Going Native At The Penn Museum’s Cafe


Have you ever eaten at – or even seen — a restaurant specializing in Native American foods in the Philly area? No, I haven’t either, and I have to admit that until this moment, it never occurred to me to miss it. But from now until April 6, the Penn Museum is running Native American lunch specials in its Pepper Mill Café to coincide with its temporary exhibition, Native American Voices: The People—Here and Now.

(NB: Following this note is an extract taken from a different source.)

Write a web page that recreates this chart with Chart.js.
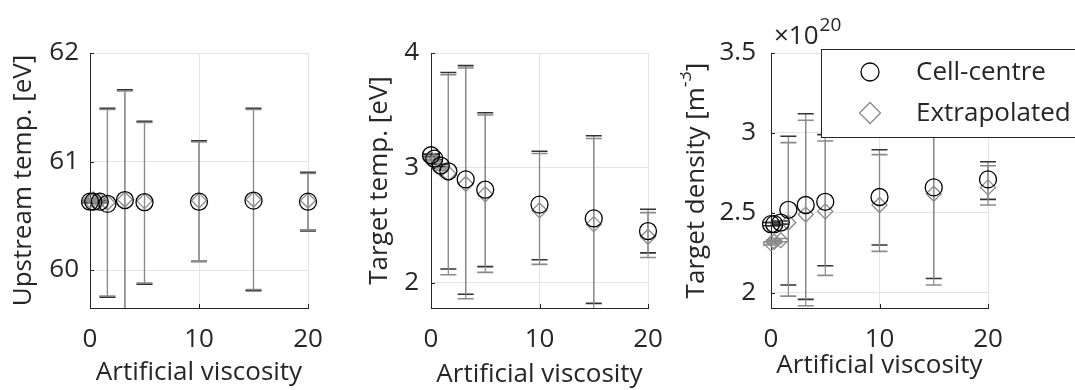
<!DOCTYPE html>
<html><head><meta charset="utf-8">
<script src="https://cdn.jsdelivr.net/npm/chart.js@4.4.0/dist/chart.umd.min.js"></script>
<style>
html,body{margin:0;padding:0;background:#fff;width:1075px;height:390px;overflow:hidden}
.p{position:absolute;top:0;height:390px}
canvas{display:block}
</style></head><body>
<div class="p" style="left:0;width:340px"><canvas id="c1" width="340" height="390"></canvas></div>
<div class="p" style="left:340px;width:340px"><canvas id="c2" width="340" height="390"></canvas></div>
<div class="p" style="left:680px;width:395px"><canvas id="c3" width="395" height="390"></canvas></div>
<script>
// ---------- data ----------
const viscosity = [0, 0.3, 0.9, 1.6, 3.2, 5, 10, 15, 20];
const xTicks = [0, 10, 20];
const seriesNames = ['Cell-centre', 'Extrapolated'];

// Upstream temperature [eV]
const upCell   = [60.63, 60.63, 60.63, 60.61, 60.645, 60.625, 60.63, 60.64, 60.63];
const upCellLo = [60.62, 60.62, 60.62, 59.75, 59.60, 59.87, 60.08, 59.81, 60.36];
const upCellHi = [60.64, 60.64, 60.64, 61.49, 61.66, 61.37, 61.19, 61.49, 60.90];
const upExtr   = [60.64, 60.65, 60.64, 60.62, 60.65, 60.635, 60.64, 60.65, 60.64];
const upExtrLo = [60.63, 60.64, 60.63, 59.76, 59.60, 59.88, 60.08, 59.82, 60.37];
const upExtrHi = [60.65, 60.66, 60.65, 61.48, 61.65, 61.36, 61.18, 61.48, 60.89];
const upTicks  = [60, 61, 62];

// Target temperature [eV]
const ttCell   = [3.11, 3.08, 3.02, 2.97, 2.90, 2.81, 2.68, 2.56, 2.45];
const ttCellLo = [3.10, 3.07, 3.01, 2.12, 1.90, 2.14, 2.20, 1.82, 2.26];
const ttCellHi = [3.12, 3.09, 3.03, 3.83, 3.89, 3.48, 3.145, 3.28, 2.64];
const ttExtr   = [3.08, 3.05, 2.99, 2.95, 2.86, 2.77, 2.63, 2.51, 2.40];
const ttExtrLo = [3.07, 3.04, 2.98, 2.07, 1.86, 2.09, 2.16, 1.76, 2.22];
const ttExtrHi = [3.09, 3.06, 3.00, 3.81, 3.87, 3.46, 3.125, 3.255, 2.61];
const ttTicks  = [2, 3, 4];

// Target density [1e20 m^-3]
const tdCell   = [2.43, 2.43, 2.44, 2.52, 2.55, 2.57, 2.60, 2.66, 2.71];
const tdCellLo = [2.42, 2.42, 2.43, 2.05, 1.96, 2.17, 2.30, 2.09, 2.585];
const tdCellHi = [2.44, 2.44, 2.45, 2.98, 3.12, 2.99, 2.895, 3.30, 2.82];
const tdExtr   = [2.31, 2.32, 2.33, 2.44, 2.49, 2.51, 2.55, 2.62, 2.66];
const tdExtrLo = [2.30, 2.31, 2.32, 1.98, 1.92, 2.11, 2.26, 2.05, 2.55];
const tdExtrHi = [2.32, 2.33, 2.34, 2.94, 3.08, 2.95, 2.865, 3.26, 2.795];
const tdTicks  = [2, 2.5, 3, 3.5];

// ---------- styling ----------
const FONT = 'Open Sans';
const FS = 26;
const AX = '#262626';
const GRID = '#e4e4e4';
const CIRC = '#000000';
const DIAM = '#8a8a8a';

const pts = (xs, ys) => xs.map((x, i) => ({x, y: ys[i]}));

const errorBars = {
  id: 'errorBars',
  beforeDatasetsDraw(chart, args, opts) {
    const {ctx, chartArea: a, scales: {x, y}} = chart;
    ctx.save();
    ctx.beginPath();
    ctx.rect(a.left - 30, a.top, a.right - a.left + 60, a.bottom - a.top);
    ctx.clip();
    opts.bars.forEach(b => {
      viscosity.forEach((v, i) => {
        const px = x.getPixelForValue(v);
        const lo = y.getPixelForValue(b.lo[i]);
        const hi = y.getPixelForValue(b.hi[i]);
        ctx.lineWidth = 1.2;
        ctx.strokeStyle = DIAM;
        ctx.beginPath(); ctx.moveTo(px, lo); ctx.lineTo(px, hi); ctx.stroke();
        ctx.lineWidth = 1.6;
        ctx.strokeStyle = b.color;
        ctx.beginPath();
        ctx.moveTo(px - 8, lo); ctx.lineTo(px + 8, lo);
        ctx.moveTo(px - 8, hi); ctx.lineTo(px + 8, hi);
        ctx.stroke();
      });
    });
    ctx.restore();
  }
};

const inwardTicks = {
  id: 'inwardTicks',
  afterDraw(chart) {
    const {ctx, chartArea: a, scales: {x, y}} = chart;
    ctx.save();
    ctx.strokeStyle = AX; ctx.lineWidth = 1;
    x.ticks.forEach(t => {
      const px = Math.round(x.getPixelForValue(t.value)) + 0.5;
      ctx.beginPath(); ctx.moveTo(px, a.bottom); ctx.lineTo(px, a.bottom - 4); ctx.stroke();
    });
    y.ticks.forEach(t => {
      const py = Math.round(y.getPixelForValue(t.value)) + 0.5;
      ctx.beginPath(); ctx.moveTo(a.left, py); ctx.lineTo(a.left + 4, py); ctx.stroke();
    });
    ctx.restore();
  }
};

const densityExtras = {
  id: 'densityExtras',
  afterDraw(chart) {
    const {ctx, chartArea: a} = chart;
    ctx.save();
    // exponent label
    ctx.fillStyle = AX;
    ctx.textBaseline = 'alphabetic';
    ctx.textAlign = 'left';
    ctx.font = `${FS}px "${FONT}"`;
    const base = '\u00d710';
    ctx.fillText(base, 94, 44);
    const w = ctx.measureText(base).width;
    ctx.font = `19px "${FONT}"`;
    ctx.fillText('20', 94 + w + 1, 31);

    // y title with superscript
    ctx.save();
    ctx.translate(17, (a.top + a.bottom) / 2);
    ctx.rotate(-Math.PI / 2);
    ctx.textBaseline = 'middle';
    const p1 = 'Target density [m', p2 = '-3', p3 = ']';
    ctx.font = `${FS}px "${FONT}"`;
    const w1 = ctx.measureText(p1).width, w3 = ctx.measureText(p3).width;
    ctx.font = `18px "${FONT}"`;
    const w2 = ctx.measureText(p2).width;
    let sx = -(w1 + w2 + w3) / 2;
    ctx.font = `${FS}px "${FONT}"`;
    ctx.fillText(p1, sx, 0); sx += w1;
    ctx.font = `18px "${FONT}"`;
    ctx.fillText(p2, sx, -11); sx += w2;
    ctx.font = `${FS}px "${FONT}"`;
    ctx.fillText(p3, sx, 0);
    ctx.restore();

    // legend
    const lx = 141.5, ly = 49.5, lw = 300, lh = 88;
    ctx.fillStyle = '#fff';
    ctx.fillRect(lx, ly, lw, lh);
    ctx.strokeStyle = AX; ctx.lineWidth = 1;
    ctx.strokeRect(lx, ly, lw, lh);
    const ds = chart.data.datasets;
    const rows = [72, 113];
    ds.forEach((d, i) => {
      ctx.strokeStyle = d.borderColor;
      ctx.fillStyle = 'rgba(0,0,0,0)';
      ctx.lineWidth = d.pointBorderWidth;
      Chart.helpers.drawPoint(ctx, {pointStyle: d.pointStyle, radius: i === 0 ? 9 : 10.5, rotation: 0, borderWidth: d.pointBorderWidth}, 190, rows[i]);
      ctx.fillStyle = AX;
      ctx.font = `${FS}px "${FONT}"`;
      ctx.textBaseline = 'middle';
      ctx.textAlign = 'left';
      ctx.fillText(d.label, 236, rows[i] + 1);
    });
    ctx.restore();
  }
};

function makeChart(id, cfg) {
  const tickFont = {family: FONT, size: FS};
  const plugins = [errorBars, inwardTicks];
  if (cfg.extra) plugins.push(cfg.extra);
  return new Chart(document.getElementById(id), {
    type: 'scatter',
    data: {
      datasets: [
        {label: seriesNames[0], data: pts(viscosity, cfg.cell), pointStyle: 'circle', pointRadius: 8.5,
         borderColor: CIRC, backgroundColor: 'rgba(0,0,0,0)', pointBorderWidth: 1.3, borderWidth: 1.3, clip: false, order: 1},
        {label: seriesNames[1], data: pts(viscosity, cfg.extr), pointStyle: 'rectRot', pointRadius: 7.5,
         borderColor: DIAM, backgroundColor: 'rgba(0,0,0,0)', pointBorderWidth: 1.3, borderWidth: 1.3, clip: false, order: 2}
      ]
    },
    options: {
      responsive: false, animation: false, devicePixelRatio: 1,
      layout: {padding: {top: 53, right: cfg.right, bottom: 0, left: 0}},
      plugins: {legend: {display: false}, tooltip: {enabled: false},
        errorBars: {bars: [
          {lo: cfg.cellLo, hi: cfg.cellHi, color: '#333333'},
          {lo: cfg.extrLo, hi: cfg.extrHi, color: DIAM}
        ]}},
      scales: {
        x: {
          type: 'linear', min: 0, max: 20,
          afterBuildTicks: s => { s.ticks = xTicks.map(v => ({value: v})); },
          afterFit: s => { s.height = 82; },
          grid: {color: GRID, drawTicks: false},
          border: {color: AX, width: 1},
          ticks: {padding: 16, color: AX, font: tickFont, maxRotation: 0},
          title: {display: true, text: 'Artificial viscosity', color: AX, font: tickFont,
                  padding: {top: 0, bottom: cfg.xtPad}}
        },
        y: {
          type: 'linear', min: cfg.ymin, max: cfg.ymax,
          afterBuildTicks: s => { s.ticks = cfg.ticks.map(v => ({value: v})); },
          afterFit: s => { s.width = cfg.yw; },
          grid: {color: GRID, drawTicks: false},
          border: {color: AX, width: 1},
          ticks: {padding: cfg.tpad, color: AX, font: tickFont, callback: v => String(v)},
          title: {display: !!cfg.title, text: cfg.title || '', color: AX, font: tickFont,
                  padding: {top: cfg.titlePad, bottom: 0}}
        }
      }
    },
    plugins
  });
}

makeChart('c1', {cell: upCell, cellLo: upCellLo, cellHi: upCellHi, extr: upExtr, extrLo: upExtrLo, extrHi: upExtrHi,
  ticks: upTicks, ymin: 59.65, ymax: 62, yw: 90, right: 32, tpad: 11, title: 'Upstream temp. [eV]', titlePad: 7.5, xtPad: 2});
makeChart('c2', {cell: ttCell, cellLo: ttCellLo, cellHi: ttCellHi, extr: ttExtr, extrLo: ttExtrLo, extrHi: ttExtrHi,
  ticks: ttTicks, ymin: 1.78, ymax: 4, yw: 91, right: 32, tpad: 12, title: 'Target temp. [eV]', titlePad: 24, xtPad: 0});
makeChart('c3', {cell: tdCell, cellLo: tdCellLo, cellHi: tdCellHi, extr: tdExtr, extrLo: tdExtrLo, extrHi: tdExtrHi,
  ticks: tdTicks, ymin: 1.906, ymax: 3.5, yw: 91, right: 87, tpad: 15, title: null, titlePad: 0, xtPad: 9, extra: densityExtras});
</script>
</body></html>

Various weekends highlight foods inspired by different tribal regions, and not to be glib but we’re not talking about mere southwestern foods here. To wit: The Northern Woodlands menu (March 22–23) features dishes we’re used to eating at Thanksgiving – maple-brined turkey, cranberry maple syrup, green-apple compote, wild rice and watercress salad, fried hominy, wild onions and smoked turnip puree. The Great Plains menu (March 8–9 & March 29–30) consists of buffalo chili on fry bread with pickled chiles and pinto beans, roasted root-vegetable salad, agave-nectar vinaigrette and chile-spiced fries. The Northwest Coast menu (March 15–16 & April 5–6) favors seafood with cedar-planked wild salmon, wild-berry glaze roasted celery-root salad, dried currants, honey vinaigrette corn pone, honey-butter roasted Brussels sprouts and caramelized onions.

The menu was designed by chef Richard Hetzler, who’s the executive chef at the Mitsitam Native Foods Café at the National Museum of the American Indian in Washington, D.C.